> _Code that draws figures_
● ● ● ● ●
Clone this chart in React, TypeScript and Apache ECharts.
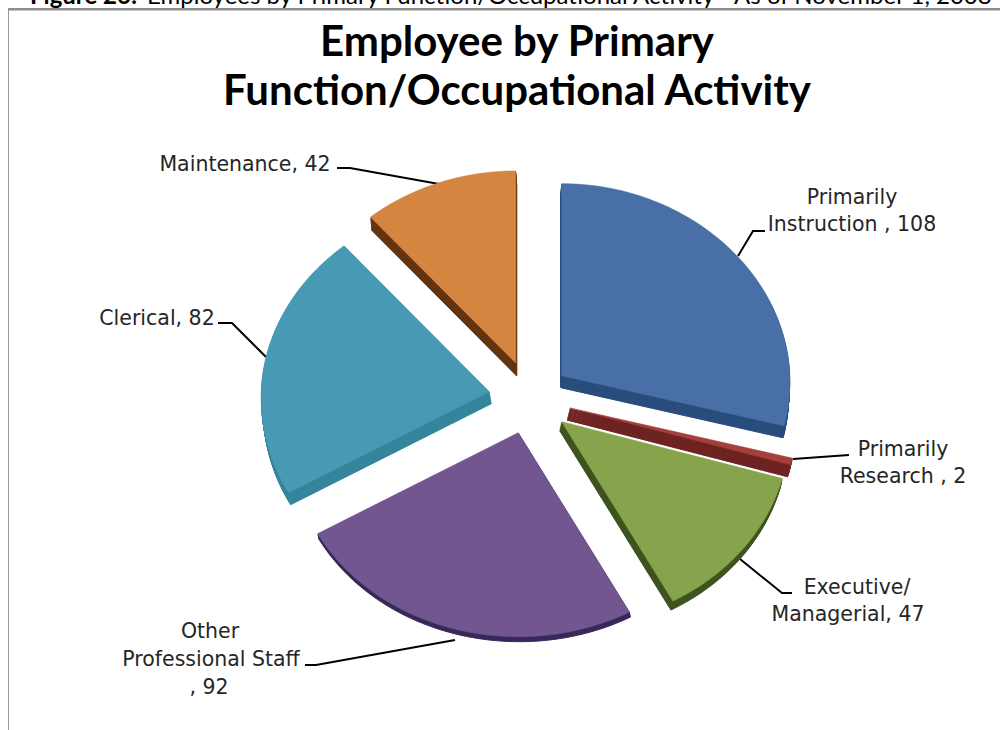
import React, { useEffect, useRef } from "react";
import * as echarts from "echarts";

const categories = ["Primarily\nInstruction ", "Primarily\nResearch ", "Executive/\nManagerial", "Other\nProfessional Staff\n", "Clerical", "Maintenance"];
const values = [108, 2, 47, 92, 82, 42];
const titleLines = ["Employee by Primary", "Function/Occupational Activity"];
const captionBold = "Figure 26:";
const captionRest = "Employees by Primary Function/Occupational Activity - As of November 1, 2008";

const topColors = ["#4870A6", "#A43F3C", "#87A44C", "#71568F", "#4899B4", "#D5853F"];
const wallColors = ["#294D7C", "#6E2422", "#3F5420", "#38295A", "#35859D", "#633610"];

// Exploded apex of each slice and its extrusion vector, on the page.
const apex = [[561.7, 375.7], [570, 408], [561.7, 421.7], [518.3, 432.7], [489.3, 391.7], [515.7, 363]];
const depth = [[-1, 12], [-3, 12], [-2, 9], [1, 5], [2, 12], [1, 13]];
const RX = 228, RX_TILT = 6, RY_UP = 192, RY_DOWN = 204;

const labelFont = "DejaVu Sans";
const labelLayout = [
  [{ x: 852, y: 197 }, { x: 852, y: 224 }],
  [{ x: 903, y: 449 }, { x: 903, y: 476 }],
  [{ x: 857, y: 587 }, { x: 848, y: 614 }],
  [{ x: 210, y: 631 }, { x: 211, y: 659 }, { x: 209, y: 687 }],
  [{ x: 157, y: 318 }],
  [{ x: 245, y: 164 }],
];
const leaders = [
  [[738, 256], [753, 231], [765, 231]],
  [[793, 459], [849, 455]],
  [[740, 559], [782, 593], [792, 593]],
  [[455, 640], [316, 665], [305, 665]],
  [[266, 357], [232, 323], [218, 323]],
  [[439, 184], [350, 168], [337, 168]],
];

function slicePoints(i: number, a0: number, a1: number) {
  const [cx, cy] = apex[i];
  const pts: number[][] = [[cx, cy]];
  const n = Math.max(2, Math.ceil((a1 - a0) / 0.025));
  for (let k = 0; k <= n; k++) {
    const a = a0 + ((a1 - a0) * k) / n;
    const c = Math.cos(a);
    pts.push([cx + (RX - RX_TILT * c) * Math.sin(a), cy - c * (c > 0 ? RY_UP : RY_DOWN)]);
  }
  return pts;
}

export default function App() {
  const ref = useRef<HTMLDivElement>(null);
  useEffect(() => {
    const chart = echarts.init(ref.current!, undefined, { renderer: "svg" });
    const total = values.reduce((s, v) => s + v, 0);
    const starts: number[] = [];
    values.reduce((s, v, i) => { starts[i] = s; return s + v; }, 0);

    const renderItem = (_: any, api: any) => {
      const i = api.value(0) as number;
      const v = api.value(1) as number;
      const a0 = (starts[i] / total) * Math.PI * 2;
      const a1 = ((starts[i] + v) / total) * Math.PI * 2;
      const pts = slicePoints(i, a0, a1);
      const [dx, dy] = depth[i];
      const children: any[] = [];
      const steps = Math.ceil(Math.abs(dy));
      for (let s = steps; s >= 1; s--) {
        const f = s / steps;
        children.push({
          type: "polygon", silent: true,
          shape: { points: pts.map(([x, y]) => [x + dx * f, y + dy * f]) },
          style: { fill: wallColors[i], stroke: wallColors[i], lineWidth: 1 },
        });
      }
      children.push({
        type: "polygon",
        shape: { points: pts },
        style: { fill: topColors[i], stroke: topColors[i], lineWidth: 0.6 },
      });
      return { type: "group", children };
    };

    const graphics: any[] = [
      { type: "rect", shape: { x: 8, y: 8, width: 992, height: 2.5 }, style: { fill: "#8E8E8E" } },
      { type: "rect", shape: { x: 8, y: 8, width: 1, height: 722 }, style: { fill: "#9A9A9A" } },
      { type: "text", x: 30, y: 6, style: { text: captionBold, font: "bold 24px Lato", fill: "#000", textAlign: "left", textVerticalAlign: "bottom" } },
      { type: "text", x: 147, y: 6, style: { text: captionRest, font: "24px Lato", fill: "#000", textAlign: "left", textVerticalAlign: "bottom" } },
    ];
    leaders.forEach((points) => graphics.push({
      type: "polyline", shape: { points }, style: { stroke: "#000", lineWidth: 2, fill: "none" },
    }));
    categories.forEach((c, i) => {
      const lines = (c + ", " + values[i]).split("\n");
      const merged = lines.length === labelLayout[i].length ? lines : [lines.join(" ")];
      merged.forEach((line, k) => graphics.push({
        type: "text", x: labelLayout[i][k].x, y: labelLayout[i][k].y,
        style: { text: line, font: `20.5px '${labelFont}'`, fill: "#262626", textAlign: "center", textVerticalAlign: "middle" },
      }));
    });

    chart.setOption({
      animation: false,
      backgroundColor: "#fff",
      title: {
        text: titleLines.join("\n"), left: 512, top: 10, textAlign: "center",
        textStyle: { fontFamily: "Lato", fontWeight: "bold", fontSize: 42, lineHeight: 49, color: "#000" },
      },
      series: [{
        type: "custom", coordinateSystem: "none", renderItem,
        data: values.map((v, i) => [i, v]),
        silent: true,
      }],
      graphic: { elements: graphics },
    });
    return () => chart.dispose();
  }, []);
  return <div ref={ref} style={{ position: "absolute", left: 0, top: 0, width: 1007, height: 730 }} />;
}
● ● ● ● ●
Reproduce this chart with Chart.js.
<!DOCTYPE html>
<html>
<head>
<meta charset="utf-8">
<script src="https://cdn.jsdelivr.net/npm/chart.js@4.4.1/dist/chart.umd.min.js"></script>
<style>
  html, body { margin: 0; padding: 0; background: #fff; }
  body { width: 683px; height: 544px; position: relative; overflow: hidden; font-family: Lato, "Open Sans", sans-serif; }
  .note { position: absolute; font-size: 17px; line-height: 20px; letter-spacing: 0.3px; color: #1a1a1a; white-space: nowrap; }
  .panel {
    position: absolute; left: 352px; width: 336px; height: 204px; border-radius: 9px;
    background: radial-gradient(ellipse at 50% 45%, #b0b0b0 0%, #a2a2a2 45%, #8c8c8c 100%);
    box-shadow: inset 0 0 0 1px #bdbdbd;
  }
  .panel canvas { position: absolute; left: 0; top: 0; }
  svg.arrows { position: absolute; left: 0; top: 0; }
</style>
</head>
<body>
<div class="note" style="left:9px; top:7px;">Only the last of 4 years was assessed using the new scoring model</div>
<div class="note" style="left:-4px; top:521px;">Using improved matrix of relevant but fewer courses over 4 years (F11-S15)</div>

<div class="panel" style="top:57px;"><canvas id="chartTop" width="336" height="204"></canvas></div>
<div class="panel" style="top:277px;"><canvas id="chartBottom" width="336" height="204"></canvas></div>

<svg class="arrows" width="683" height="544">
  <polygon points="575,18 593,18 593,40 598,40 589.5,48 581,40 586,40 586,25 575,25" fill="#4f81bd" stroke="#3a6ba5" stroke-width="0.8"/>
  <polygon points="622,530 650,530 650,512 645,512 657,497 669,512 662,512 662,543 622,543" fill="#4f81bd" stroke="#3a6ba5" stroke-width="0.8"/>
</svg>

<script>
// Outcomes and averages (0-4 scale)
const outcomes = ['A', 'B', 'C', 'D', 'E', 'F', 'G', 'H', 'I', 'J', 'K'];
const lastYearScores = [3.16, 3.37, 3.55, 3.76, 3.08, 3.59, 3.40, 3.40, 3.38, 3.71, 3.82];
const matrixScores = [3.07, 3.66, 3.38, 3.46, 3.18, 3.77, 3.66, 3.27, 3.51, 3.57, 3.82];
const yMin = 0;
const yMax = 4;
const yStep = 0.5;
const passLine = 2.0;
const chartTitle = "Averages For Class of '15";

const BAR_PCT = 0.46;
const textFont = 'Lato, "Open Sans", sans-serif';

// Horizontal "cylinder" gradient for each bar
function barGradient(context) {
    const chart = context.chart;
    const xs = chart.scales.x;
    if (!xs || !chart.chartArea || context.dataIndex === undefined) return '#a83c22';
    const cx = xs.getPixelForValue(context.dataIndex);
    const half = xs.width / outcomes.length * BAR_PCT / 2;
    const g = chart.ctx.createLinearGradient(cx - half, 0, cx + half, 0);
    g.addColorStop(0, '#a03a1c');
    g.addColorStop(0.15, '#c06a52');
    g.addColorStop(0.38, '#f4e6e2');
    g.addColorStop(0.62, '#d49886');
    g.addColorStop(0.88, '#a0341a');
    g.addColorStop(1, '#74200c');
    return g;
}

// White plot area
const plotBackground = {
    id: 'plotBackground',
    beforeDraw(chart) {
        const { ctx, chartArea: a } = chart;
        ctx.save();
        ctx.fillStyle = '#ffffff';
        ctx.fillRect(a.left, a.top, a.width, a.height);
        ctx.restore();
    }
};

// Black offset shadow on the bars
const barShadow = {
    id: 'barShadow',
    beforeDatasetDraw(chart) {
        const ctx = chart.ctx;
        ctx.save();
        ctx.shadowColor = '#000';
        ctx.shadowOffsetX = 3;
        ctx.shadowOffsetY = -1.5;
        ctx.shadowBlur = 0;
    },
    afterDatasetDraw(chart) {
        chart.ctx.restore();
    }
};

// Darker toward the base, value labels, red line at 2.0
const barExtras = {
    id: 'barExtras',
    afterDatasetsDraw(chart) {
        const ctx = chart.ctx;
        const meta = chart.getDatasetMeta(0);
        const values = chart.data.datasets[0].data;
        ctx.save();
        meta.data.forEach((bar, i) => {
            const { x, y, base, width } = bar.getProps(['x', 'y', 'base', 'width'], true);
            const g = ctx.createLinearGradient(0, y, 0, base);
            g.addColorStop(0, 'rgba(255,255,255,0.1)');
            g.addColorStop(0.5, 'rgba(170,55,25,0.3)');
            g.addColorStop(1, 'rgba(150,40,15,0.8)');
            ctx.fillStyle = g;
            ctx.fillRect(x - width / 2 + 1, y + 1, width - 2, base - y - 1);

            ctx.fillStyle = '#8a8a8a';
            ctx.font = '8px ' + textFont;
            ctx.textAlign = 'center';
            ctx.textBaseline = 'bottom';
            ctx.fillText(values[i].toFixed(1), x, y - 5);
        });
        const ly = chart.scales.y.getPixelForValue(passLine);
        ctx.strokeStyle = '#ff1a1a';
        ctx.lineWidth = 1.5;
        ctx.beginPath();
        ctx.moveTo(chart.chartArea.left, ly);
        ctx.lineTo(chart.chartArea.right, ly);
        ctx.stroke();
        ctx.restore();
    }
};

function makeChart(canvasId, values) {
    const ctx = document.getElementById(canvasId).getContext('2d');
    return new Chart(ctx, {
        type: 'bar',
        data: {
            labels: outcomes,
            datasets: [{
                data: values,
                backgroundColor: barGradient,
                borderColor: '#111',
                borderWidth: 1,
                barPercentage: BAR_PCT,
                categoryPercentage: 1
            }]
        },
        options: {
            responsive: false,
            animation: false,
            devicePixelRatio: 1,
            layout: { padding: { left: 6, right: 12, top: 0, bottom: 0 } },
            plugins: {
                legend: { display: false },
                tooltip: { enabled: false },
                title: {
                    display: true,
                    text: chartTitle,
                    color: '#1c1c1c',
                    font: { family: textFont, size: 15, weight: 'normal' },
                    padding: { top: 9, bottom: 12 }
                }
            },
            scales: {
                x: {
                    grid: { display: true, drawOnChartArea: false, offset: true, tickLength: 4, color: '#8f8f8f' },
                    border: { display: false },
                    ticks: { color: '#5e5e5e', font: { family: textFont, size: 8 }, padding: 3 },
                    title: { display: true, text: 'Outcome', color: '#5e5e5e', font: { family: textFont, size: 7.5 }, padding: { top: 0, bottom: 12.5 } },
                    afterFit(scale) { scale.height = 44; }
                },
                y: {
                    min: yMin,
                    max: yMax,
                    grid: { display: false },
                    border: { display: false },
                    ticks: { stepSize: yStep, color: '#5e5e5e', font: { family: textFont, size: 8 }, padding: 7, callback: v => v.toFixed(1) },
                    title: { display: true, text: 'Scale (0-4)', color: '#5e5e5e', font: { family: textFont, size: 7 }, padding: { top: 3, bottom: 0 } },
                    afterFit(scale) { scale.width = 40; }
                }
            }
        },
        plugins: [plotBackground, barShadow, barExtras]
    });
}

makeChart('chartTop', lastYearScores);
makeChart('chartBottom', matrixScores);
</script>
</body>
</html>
● ● ● ● ●
> _THE EXERCISE_
Look above for the line with "Clone this chart", then print it and each line after it down to and including the line with "by Primary Function/Occupational". Leave out the pictures and keep the wording exact.

> _RESULT OF THE TASK_
Clone this chart in React, TypeScript and Apache ECharts.
import React, { useEffect, useRef } from "react";
import * as echarts from "echarts";

const categories = ["Primarily\nInstruction ", "Primarily\nResearch ", "Executive/\nManagerial", "Other\nProfessional Staff\n", "Clerical", "Maintenance"];
const values = [108, 2, 47, 92, 82, 42];
const titleLines = ["Employee by Primary", "Function/Occupational Activity"];
const captionBold = "Figure 26:";
const captionRest = "Employees by Primary Function/Occupational Activity - As of November 1, 2008";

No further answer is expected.